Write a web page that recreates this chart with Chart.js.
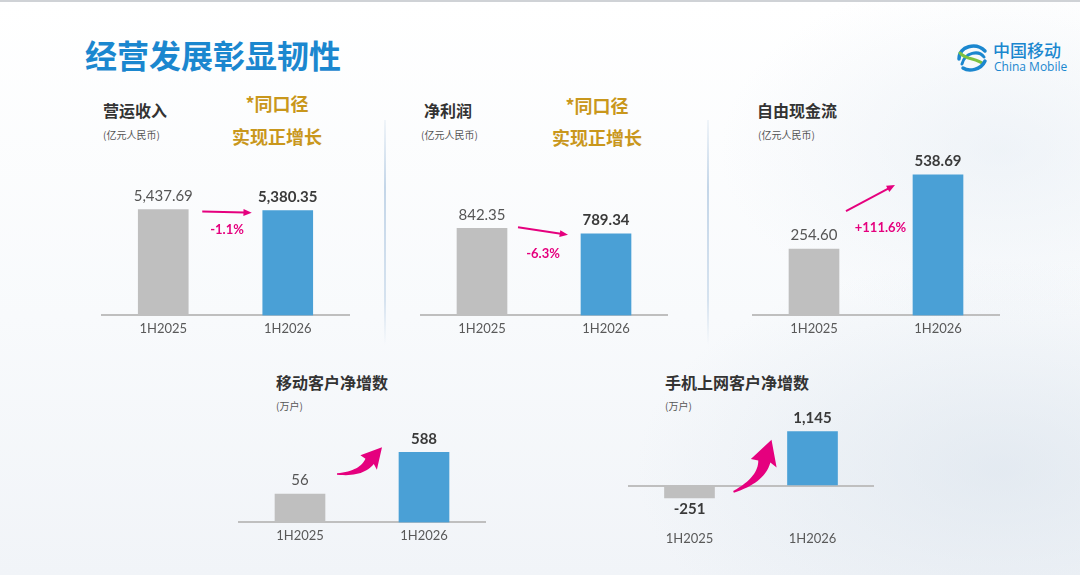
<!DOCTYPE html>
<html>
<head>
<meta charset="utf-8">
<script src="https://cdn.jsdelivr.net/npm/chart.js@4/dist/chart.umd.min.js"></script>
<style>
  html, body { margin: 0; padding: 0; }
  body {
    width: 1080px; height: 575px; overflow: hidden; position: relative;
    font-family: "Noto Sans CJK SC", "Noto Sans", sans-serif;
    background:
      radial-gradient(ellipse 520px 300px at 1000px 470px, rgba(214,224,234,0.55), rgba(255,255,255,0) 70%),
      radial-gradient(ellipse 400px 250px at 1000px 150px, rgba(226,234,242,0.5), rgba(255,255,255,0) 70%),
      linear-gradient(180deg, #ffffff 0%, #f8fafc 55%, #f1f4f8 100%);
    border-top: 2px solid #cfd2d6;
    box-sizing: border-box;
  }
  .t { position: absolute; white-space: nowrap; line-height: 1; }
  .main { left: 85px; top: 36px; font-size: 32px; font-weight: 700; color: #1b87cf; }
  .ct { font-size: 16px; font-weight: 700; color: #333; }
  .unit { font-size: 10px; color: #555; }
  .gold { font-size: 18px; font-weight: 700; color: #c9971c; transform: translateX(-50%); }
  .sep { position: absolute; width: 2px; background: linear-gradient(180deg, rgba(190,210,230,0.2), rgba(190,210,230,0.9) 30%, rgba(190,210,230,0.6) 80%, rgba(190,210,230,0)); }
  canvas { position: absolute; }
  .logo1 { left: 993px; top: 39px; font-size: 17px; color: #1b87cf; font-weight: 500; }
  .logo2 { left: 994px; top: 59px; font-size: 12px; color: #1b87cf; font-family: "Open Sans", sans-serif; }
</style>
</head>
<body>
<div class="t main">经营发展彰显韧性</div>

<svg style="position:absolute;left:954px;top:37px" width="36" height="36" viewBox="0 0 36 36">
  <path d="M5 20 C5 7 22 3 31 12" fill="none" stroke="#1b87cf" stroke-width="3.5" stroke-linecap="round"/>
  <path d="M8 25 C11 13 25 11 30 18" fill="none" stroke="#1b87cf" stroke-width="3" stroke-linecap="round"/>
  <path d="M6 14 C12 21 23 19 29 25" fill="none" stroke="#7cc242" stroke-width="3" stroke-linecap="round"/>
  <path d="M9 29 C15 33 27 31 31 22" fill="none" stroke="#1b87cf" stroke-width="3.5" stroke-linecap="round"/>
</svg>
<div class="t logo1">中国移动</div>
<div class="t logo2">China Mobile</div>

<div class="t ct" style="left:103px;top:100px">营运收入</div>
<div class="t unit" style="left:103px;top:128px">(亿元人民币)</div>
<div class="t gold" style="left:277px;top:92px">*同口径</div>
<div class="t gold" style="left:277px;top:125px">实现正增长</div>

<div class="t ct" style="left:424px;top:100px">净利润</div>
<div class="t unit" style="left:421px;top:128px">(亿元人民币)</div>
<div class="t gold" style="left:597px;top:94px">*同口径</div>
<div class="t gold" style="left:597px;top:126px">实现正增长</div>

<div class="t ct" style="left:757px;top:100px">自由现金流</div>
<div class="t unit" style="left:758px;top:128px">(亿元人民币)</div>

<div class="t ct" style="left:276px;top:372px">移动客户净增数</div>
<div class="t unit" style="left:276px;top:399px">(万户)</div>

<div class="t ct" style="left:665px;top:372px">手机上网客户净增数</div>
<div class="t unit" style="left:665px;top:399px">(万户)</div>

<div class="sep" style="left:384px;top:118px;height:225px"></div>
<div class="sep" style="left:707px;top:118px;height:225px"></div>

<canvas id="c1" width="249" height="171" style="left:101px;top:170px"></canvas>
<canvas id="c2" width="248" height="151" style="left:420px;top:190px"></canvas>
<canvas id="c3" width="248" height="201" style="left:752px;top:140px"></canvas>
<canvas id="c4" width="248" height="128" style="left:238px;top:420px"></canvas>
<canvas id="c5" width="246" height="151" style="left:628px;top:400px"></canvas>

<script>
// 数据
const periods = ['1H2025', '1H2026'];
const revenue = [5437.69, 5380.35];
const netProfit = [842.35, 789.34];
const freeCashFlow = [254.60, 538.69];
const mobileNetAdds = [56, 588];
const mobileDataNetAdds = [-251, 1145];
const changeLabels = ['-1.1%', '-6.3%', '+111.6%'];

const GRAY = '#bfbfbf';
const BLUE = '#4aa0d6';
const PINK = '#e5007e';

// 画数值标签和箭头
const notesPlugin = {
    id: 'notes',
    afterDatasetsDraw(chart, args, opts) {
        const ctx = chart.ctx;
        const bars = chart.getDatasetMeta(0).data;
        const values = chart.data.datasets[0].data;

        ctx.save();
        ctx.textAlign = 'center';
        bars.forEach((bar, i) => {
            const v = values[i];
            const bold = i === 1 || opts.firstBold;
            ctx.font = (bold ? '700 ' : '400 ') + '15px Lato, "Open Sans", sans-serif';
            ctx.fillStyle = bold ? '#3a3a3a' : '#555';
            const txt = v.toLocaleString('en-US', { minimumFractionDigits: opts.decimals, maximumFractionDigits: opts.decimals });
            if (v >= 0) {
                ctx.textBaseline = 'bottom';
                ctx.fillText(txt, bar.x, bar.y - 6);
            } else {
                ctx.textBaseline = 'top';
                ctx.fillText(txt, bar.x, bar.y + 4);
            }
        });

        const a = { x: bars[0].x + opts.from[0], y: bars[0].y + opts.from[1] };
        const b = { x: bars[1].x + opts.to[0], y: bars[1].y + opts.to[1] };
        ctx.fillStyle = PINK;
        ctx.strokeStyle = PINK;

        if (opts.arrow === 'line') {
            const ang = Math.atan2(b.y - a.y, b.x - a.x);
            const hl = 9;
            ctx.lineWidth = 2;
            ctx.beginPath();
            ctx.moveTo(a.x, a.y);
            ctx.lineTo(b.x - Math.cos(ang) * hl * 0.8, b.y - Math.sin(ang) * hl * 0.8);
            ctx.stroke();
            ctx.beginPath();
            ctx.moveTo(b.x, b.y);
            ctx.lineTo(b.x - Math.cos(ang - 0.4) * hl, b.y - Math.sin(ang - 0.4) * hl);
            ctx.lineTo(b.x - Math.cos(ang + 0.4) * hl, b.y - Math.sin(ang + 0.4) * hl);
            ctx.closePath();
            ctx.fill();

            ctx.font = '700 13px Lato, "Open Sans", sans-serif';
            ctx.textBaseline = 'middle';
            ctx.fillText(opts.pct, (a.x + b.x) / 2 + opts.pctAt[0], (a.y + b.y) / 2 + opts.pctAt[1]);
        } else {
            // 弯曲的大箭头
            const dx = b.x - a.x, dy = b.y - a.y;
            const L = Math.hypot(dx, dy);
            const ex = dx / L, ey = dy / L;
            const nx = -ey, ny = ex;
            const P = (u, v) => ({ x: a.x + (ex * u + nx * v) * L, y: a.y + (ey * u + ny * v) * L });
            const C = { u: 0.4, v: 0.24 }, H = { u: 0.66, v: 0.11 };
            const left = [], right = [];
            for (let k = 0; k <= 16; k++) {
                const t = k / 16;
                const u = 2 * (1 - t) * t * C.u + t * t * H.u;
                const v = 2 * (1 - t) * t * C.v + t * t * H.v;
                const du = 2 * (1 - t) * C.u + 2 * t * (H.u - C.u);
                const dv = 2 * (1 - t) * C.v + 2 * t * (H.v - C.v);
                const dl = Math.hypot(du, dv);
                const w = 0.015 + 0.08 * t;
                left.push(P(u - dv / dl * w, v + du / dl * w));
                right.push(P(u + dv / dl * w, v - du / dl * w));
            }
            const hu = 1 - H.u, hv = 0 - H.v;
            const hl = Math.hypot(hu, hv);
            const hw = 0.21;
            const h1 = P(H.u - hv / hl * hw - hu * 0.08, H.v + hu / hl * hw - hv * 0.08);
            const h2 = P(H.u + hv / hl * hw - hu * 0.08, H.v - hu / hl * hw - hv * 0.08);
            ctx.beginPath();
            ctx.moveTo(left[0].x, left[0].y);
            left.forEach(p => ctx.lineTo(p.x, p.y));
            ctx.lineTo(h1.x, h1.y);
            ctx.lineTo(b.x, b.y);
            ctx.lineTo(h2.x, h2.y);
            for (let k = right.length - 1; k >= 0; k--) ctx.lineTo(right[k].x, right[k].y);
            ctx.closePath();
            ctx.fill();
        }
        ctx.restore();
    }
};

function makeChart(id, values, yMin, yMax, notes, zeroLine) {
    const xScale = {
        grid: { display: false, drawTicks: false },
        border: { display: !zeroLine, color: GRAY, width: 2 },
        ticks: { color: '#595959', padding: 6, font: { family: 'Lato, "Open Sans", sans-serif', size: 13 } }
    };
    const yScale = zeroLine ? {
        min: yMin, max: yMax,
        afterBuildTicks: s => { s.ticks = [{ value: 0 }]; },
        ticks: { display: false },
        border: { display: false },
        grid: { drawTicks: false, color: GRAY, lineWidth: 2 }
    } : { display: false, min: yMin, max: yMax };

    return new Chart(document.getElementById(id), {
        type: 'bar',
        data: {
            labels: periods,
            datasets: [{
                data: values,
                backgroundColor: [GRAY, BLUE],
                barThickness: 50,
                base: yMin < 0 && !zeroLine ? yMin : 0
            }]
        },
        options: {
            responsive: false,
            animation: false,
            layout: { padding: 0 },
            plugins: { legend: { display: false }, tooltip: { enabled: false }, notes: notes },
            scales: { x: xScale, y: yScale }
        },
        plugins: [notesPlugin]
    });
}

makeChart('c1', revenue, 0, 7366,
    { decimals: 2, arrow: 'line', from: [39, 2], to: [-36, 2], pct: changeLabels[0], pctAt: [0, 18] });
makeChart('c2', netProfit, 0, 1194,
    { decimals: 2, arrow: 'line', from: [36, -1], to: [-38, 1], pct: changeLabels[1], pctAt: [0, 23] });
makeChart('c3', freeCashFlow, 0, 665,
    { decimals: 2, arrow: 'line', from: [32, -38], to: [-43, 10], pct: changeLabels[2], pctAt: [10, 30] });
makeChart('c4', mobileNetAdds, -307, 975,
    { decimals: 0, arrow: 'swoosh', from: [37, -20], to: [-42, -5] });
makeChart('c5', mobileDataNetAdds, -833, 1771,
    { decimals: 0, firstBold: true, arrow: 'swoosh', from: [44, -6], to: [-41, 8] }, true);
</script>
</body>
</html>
***
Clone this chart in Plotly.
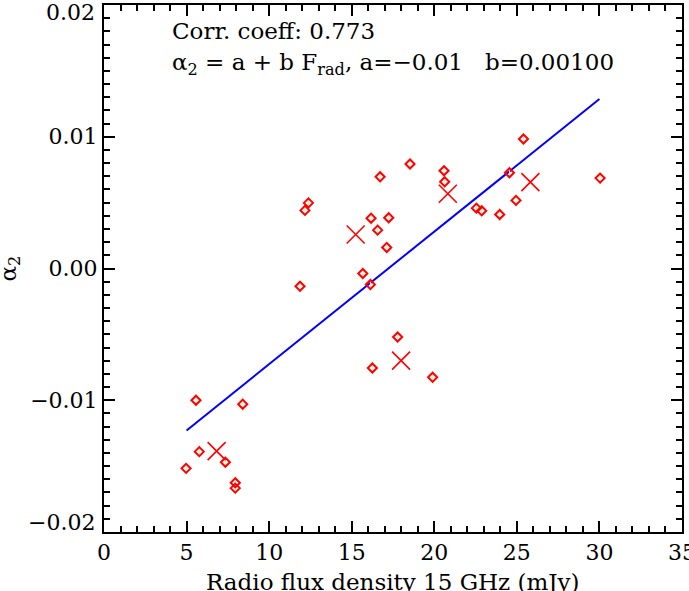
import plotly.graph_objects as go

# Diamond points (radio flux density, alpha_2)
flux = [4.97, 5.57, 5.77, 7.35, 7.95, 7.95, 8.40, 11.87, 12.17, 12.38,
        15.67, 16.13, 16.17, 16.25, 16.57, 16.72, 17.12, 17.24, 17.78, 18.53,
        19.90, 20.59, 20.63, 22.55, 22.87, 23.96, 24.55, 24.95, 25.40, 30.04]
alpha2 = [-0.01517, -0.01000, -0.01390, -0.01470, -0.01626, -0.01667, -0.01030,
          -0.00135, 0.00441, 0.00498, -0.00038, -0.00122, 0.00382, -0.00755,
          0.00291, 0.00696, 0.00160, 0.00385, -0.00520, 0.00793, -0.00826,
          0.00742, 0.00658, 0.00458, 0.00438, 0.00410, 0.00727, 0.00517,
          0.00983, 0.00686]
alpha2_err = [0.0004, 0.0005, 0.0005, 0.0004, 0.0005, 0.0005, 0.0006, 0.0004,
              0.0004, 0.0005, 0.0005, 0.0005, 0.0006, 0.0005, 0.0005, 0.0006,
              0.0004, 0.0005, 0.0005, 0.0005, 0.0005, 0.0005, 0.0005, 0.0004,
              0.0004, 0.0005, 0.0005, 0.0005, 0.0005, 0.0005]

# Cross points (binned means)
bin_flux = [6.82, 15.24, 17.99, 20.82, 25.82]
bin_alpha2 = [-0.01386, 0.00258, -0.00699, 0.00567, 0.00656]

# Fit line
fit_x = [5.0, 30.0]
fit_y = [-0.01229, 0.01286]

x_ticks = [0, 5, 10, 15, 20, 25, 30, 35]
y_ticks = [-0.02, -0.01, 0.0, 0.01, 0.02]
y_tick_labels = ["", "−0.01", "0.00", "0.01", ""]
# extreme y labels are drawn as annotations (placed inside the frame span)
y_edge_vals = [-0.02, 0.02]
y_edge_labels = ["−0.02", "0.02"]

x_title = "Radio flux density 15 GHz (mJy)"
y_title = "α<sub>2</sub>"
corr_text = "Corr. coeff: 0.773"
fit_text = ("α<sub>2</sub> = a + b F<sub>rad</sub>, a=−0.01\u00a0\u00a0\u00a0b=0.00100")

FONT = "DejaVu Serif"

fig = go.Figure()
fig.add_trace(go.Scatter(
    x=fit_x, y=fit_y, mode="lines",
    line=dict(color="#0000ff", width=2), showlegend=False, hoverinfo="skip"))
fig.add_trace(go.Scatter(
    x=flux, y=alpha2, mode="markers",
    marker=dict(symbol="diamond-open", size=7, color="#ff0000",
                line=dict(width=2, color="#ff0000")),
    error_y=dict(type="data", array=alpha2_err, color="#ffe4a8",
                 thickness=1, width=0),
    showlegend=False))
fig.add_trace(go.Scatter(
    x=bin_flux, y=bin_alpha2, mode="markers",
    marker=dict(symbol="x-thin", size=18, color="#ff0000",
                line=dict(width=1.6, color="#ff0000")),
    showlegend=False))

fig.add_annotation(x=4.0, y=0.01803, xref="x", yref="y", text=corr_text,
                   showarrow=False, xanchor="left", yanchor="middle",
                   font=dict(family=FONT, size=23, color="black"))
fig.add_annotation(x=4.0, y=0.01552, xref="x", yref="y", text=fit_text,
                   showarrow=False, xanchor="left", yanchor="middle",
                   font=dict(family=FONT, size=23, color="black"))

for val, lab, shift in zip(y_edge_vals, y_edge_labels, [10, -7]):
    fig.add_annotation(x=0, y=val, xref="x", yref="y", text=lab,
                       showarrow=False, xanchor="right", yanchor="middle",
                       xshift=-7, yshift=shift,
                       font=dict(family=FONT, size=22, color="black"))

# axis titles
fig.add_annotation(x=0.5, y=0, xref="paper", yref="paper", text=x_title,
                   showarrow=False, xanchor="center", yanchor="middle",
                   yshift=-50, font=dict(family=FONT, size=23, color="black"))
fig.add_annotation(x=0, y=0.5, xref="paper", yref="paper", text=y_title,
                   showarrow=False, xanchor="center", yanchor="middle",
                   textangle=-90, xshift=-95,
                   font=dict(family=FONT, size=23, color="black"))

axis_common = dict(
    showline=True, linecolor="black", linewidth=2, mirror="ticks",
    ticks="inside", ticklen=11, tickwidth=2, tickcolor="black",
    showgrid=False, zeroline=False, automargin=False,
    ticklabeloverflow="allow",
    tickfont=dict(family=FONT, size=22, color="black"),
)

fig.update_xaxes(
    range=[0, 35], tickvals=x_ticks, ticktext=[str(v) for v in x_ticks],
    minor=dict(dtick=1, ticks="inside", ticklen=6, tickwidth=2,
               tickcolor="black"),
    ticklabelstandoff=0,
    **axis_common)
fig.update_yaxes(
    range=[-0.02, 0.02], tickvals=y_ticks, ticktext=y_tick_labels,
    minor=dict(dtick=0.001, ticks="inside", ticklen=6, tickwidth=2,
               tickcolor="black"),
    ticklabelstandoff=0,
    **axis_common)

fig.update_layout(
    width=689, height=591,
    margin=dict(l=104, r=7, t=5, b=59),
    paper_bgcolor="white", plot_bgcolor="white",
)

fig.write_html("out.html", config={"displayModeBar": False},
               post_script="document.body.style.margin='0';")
***
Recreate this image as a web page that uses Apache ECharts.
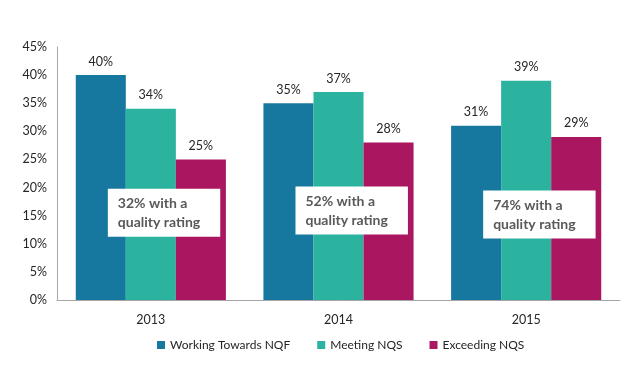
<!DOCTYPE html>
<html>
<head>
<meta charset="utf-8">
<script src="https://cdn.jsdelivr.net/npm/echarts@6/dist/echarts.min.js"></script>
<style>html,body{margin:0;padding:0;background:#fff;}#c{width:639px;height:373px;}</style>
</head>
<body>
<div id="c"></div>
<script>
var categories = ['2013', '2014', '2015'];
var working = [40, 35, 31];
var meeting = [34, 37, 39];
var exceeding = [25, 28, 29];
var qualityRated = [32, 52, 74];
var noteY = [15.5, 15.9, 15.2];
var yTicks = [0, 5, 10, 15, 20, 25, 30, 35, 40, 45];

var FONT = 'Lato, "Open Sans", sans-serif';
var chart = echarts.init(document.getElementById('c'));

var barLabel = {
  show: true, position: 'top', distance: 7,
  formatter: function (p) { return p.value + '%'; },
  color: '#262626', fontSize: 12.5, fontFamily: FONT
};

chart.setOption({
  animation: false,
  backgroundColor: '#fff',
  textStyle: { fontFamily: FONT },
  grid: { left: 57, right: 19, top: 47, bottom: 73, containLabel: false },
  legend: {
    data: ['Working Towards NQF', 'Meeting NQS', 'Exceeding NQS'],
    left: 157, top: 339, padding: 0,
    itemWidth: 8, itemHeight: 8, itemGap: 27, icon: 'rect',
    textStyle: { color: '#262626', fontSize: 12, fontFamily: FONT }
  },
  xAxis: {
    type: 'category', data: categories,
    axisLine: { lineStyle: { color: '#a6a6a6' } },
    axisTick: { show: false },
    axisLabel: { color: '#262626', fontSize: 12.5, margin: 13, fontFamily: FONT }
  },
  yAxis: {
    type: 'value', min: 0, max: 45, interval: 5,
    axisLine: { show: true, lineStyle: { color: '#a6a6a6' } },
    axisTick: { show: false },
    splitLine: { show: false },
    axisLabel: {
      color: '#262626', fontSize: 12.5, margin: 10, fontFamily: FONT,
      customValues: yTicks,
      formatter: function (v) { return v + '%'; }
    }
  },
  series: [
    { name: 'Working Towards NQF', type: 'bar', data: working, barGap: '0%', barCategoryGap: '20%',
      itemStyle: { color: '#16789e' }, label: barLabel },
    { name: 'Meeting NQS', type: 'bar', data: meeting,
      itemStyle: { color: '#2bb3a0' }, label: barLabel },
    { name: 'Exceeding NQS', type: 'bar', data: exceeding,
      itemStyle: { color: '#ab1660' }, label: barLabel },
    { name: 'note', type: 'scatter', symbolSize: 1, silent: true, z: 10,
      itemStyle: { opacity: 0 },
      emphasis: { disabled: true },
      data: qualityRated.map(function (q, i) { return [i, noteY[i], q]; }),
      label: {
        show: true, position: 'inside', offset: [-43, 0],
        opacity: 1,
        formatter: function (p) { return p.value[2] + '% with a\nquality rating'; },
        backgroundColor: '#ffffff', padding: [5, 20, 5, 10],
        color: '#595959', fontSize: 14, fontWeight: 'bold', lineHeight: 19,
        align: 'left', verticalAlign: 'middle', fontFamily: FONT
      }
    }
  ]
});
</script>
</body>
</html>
***
- Stated goal -
Reproduce the data above exactly, but only from the line containing "Clone this chart in Plotly." through the line containing "0.0004, 0.0005, 0.0005, 0.0005, 0.0005, 0.0005]"; skip the pictures.

- Exercise result -
Clone this chart in Plotly.
import plotly.graph_objects as go

# Diamond points (radio flux density, alpha_2)
flux = [4.97, 5.57, 5.77, 7.35, 7.95, 7.95, 8.40, 11.87, 12.17, 12.38,
        15.67, 16.13, 16.17, 16.25, 16.57, 16.72, 17.12, 17.24, 17.78, 18.53,
        19.90, 20.59, 20.63, 22.55, 22.87, 23.96, 24.55, 24.95, 25.40, 30.04]
alpha2 = [-0.01517, -0.01000, -0.01390, -0.01470, -0.01626, -0.01667, -0.01030,
          -0.00135, 0.00441, 0.00498, -0.00038, -0.00122, 0.00382, -0.00755,
          0.00291, 0.00696, 0.00160, 0.00385, -0.00520, 0.00793, -0.00826,
          0.00742, 0.00658, 0.00458, 0.00438, 0.00410, 0.00727, 0.00517,
          0.00983, 0.00686]
alpha2_err = [0.0004, 0.0005, 0.0005, 0.0004, 0.0005, 0.0005, 0.0006, 0.0004,
              0.0004, 0.0005, 0.0005, 0.0005, 0.0006, 0.0005, 0.0005, 0.0006,
              0.0004, 0.0005, 0.0005, 0.0005, 0.0005, 0.0005, 0.0005, 0.0004,
              0.0004, 0.0005, 0.0005, 0.0005, 0.0005, 0.0005]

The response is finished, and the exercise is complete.